RE: There is more than one way to heaven.
December 18, 2009 at 9:23 pm
(This post was last modified: December 18, 2009 at 9:25 pm by theVOID.)
(December 15, 2009 at 2:16 am)tackattack Wrote:(December 14, 2009 at 9:05 am)theVOID Wrote: No of course it does not - i have said this many times to you already and you don't seem to pick up on it. I'm not saying that Unicorns never existed, nor Jesus nor Horus - what i am saying is that nobody knows whether or not they ever existed, and while there may be cave drawings or hearsay about them that does not qualify any level of certainty about their existence.
And what I'm saying is the caveman had to have seen something that caused him to draw it on a wall. Where did he come up with the idea to give it 2 horns on the front, 4 legs, a tail and the stature of a horselike creature? You can prove the tangible in the now that we have no fossilized remain of anything resembling a "unicorn" or you can trace the the logical progression of the story back to something and see the truth that the unicorn myth probably cam from this creature (I'm not statig it just just an assertion).

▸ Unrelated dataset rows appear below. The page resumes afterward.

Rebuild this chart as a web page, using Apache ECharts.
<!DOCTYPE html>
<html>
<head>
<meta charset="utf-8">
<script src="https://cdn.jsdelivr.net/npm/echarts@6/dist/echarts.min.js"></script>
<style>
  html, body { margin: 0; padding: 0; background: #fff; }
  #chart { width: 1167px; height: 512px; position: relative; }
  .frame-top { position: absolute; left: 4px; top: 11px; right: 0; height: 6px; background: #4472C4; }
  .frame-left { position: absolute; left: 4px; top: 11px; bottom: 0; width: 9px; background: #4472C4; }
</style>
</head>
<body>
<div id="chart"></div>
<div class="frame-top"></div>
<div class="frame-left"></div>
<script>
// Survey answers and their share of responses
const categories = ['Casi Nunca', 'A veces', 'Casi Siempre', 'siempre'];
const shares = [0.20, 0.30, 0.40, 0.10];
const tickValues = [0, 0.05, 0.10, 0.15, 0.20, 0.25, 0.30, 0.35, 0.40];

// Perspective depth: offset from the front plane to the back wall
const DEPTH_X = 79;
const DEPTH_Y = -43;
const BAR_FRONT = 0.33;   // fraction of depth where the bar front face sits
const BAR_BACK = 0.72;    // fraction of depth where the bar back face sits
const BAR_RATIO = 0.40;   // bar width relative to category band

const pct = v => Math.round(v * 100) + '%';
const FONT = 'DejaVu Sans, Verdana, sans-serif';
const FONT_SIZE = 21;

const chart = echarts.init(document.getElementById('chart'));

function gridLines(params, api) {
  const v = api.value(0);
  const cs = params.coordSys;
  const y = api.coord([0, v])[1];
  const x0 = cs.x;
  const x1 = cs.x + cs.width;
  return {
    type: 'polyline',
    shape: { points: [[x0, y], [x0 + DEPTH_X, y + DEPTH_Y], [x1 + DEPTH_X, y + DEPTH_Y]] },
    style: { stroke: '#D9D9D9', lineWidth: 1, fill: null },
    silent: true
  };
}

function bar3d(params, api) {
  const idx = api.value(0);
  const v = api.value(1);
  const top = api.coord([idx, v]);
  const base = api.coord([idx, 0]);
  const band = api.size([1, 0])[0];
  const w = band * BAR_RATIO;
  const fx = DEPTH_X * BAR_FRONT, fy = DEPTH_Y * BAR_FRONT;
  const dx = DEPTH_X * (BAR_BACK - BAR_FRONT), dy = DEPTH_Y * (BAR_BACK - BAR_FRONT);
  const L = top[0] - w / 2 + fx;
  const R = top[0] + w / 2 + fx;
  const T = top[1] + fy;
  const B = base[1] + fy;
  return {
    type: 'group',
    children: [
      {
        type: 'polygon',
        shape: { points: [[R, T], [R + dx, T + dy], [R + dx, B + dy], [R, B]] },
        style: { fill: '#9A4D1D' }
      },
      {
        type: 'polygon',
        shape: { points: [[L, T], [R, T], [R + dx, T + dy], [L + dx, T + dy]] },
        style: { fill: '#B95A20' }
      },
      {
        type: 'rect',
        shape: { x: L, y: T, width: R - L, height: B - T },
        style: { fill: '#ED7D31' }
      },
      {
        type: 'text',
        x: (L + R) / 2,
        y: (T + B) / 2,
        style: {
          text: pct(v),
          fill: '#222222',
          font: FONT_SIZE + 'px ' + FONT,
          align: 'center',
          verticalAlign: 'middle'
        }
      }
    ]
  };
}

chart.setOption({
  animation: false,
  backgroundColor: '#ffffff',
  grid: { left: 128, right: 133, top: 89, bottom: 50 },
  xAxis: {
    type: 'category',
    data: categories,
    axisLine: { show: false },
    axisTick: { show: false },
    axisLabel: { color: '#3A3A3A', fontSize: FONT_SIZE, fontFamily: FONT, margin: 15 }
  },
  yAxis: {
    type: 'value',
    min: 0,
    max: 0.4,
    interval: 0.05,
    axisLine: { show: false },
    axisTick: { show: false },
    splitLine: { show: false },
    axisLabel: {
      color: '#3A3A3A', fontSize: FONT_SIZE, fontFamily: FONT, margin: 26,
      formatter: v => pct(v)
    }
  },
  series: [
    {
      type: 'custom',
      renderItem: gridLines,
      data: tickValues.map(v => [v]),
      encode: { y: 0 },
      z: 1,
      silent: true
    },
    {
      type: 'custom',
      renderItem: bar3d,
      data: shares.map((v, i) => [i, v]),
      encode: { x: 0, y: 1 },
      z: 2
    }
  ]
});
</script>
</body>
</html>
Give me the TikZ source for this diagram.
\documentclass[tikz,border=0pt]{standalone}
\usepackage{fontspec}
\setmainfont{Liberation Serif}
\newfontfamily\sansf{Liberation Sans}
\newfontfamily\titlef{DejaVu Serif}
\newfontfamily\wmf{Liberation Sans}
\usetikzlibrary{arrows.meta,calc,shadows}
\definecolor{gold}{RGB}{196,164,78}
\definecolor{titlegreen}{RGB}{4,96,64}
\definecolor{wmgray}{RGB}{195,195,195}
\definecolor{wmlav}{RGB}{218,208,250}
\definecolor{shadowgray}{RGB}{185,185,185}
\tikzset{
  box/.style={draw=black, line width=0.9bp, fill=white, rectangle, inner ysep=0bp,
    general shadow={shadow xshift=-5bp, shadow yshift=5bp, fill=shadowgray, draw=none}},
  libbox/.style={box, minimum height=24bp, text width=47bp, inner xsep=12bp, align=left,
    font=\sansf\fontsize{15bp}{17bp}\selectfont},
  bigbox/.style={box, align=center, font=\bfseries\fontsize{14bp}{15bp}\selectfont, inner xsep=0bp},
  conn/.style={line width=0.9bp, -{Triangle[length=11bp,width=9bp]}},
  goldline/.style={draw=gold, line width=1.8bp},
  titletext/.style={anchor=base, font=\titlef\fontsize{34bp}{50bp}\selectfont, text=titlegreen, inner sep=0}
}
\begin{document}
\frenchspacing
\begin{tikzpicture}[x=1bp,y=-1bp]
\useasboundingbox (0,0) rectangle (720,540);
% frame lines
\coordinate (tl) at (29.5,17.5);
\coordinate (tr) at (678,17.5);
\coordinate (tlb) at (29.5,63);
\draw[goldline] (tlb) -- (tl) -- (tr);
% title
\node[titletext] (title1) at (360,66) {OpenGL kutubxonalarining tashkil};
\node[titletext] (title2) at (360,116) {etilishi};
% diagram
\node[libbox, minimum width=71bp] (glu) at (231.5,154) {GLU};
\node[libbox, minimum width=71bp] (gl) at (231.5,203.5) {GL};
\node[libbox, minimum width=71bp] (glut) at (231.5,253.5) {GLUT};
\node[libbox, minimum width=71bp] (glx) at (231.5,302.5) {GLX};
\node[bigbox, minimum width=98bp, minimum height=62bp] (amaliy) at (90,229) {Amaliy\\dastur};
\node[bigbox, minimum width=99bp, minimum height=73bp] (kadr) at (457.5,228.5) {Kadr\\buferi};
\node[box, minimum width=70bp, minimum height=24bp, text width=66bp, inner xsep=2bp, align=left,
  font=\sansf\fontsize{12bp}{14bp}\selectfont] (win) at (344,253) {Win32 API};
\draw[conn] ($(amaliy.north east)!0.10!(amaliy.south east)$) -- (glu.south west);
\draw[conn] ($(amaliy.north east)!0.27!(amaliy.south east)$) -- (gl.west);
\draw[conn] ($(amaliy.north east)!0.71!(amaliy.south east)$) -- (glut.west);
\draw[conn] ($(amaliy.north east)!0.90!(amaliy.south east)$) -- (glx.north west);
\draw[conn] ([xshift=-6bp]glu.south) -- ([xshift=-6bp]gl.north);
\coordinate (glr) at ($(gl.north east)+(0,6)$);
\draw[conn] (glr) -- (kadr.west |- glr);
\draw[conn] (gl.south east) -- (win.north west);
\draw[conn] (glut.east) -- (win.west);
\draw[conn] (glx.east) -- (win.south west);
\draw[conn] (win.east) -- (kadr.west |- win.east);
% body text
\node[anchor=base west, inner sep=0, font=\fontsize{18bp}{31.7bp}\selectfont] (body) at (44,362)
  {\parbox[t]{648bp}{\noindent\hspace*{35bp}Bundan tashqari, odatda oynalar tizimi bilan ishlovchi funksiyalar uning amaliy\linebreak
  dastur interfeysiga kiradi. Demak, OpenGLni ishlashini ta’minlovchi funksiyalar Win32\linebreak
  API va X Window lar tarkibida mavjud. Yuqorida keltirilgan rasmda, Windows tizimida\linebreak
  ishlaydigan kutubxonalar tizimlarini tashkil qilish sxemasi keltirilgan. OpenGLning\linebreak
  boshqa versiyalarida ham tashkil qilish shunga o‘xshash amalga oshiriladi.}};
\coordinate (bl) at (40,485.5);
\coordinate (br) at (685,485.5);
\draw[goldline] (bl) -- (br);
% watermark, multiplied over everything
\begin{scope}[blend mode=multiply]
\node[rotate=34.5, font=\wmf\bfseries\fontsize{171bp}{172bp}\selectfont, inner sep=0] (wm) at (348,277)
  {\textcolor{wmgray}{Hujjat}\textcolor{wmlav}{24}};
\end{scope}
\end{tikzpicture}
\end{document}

Where did he come up with the idea? How about imagination? Why does it have to be a drawing of something he saw physically and not a mental image or a spur of the moment drawing? What makes cavemen less capable of imagination than us?
He drew it with two horns? That's not a unicorn anyway. Could have been a really shit artist drawing a Rhino - You cannot know with any level of certainty that this was the origin of the Unicorn Myth and more than you can know for certain that there was a real man behind the myth of Jesus.
Quote:(December 14, 2009 at 6:27 am)theVOID Wrote: A lot of people have perceived many different things, we can either believe all of them because "who are we to say" or we can compare their experience to a reality that we can observe and see if they are congruent.I agree. We can compare their experience to our personal reality that we can observe and see if they're congruent.
(December 14, 2009 at 6:27 am)theVOID Wrote: Tests with God? Be more specific
Everyone see's patterns and coincidences and we remember them because they are the improbable, we can't chose coincidence because that would invalidate it, so it hardly stands to reason that whether or not you want them makes a difference.
But it does make a difference. It's the difference between whether you are the next cause in the chain or are being affected by someone else's cause. Tests with God ok. When I doubt God or am at my spiritually low points "coincidences" ALWAYS arise through some unrelated randomness to put me back in God's Love. When I've given up hope in humanity, I always meet someone which rekindles that hope. When I'm uncertain which road to choose, the road always chooses me and it's the right road. Theese are just some of many and I have a lot of posts to get to.
Coincidence is something unintended that presents it's self any time and any place in any number of events and interactions, choosing coincidence however is to negate the randomness entirely and instead change the outcome to causality with a degree of probable, intentional success.
What you have explained as Tests with God are no more remarkable than any other event that anyone else at all could experience and named a coincidence, albeit a positive one. Can you give some examples of these coincidences rather than run of the mill generalities that pretty much everyone can relate to?
Quote:(December 14, 2009 at 6:27 am)theVOID Wrote: End results of what work? And what do you mean if i had done nothing?Goes back to being affected or affecting others through free-will.
(December 14, 2009 at 6:27 am)theVOID Wrote: But you aren't just allowing the possibility - you're accepting it as a fact and organizing your life around the conclusions it leads to.
I'm not going to say that none of it is possible, but i'm sure as hell not going to dive head first into believing the testimony of primitive people or anyone for that matter, especially considering the amount of delusion present in the world, the strange pattern seeking in humans such as pareidolia, nor the fact that many people would make up such claims for power, money and cheap thrills.
I don't think I'm diving "head first into believing the testimony of primitive people or anyone for that matter" except my own reality.
Your own reality holds no clues to the existence of Jesus, who you specifically believe in, and your descriptions of god helping you are as much vague generalizations of commonly experienced coincidence - so while it would be possible to come to the conclusion of god from your own experiences, correctly interpreted or not, your belief in Jesus comes from then hearsay testimony of bronze age Palestinians passed down as fact through dozens of generations.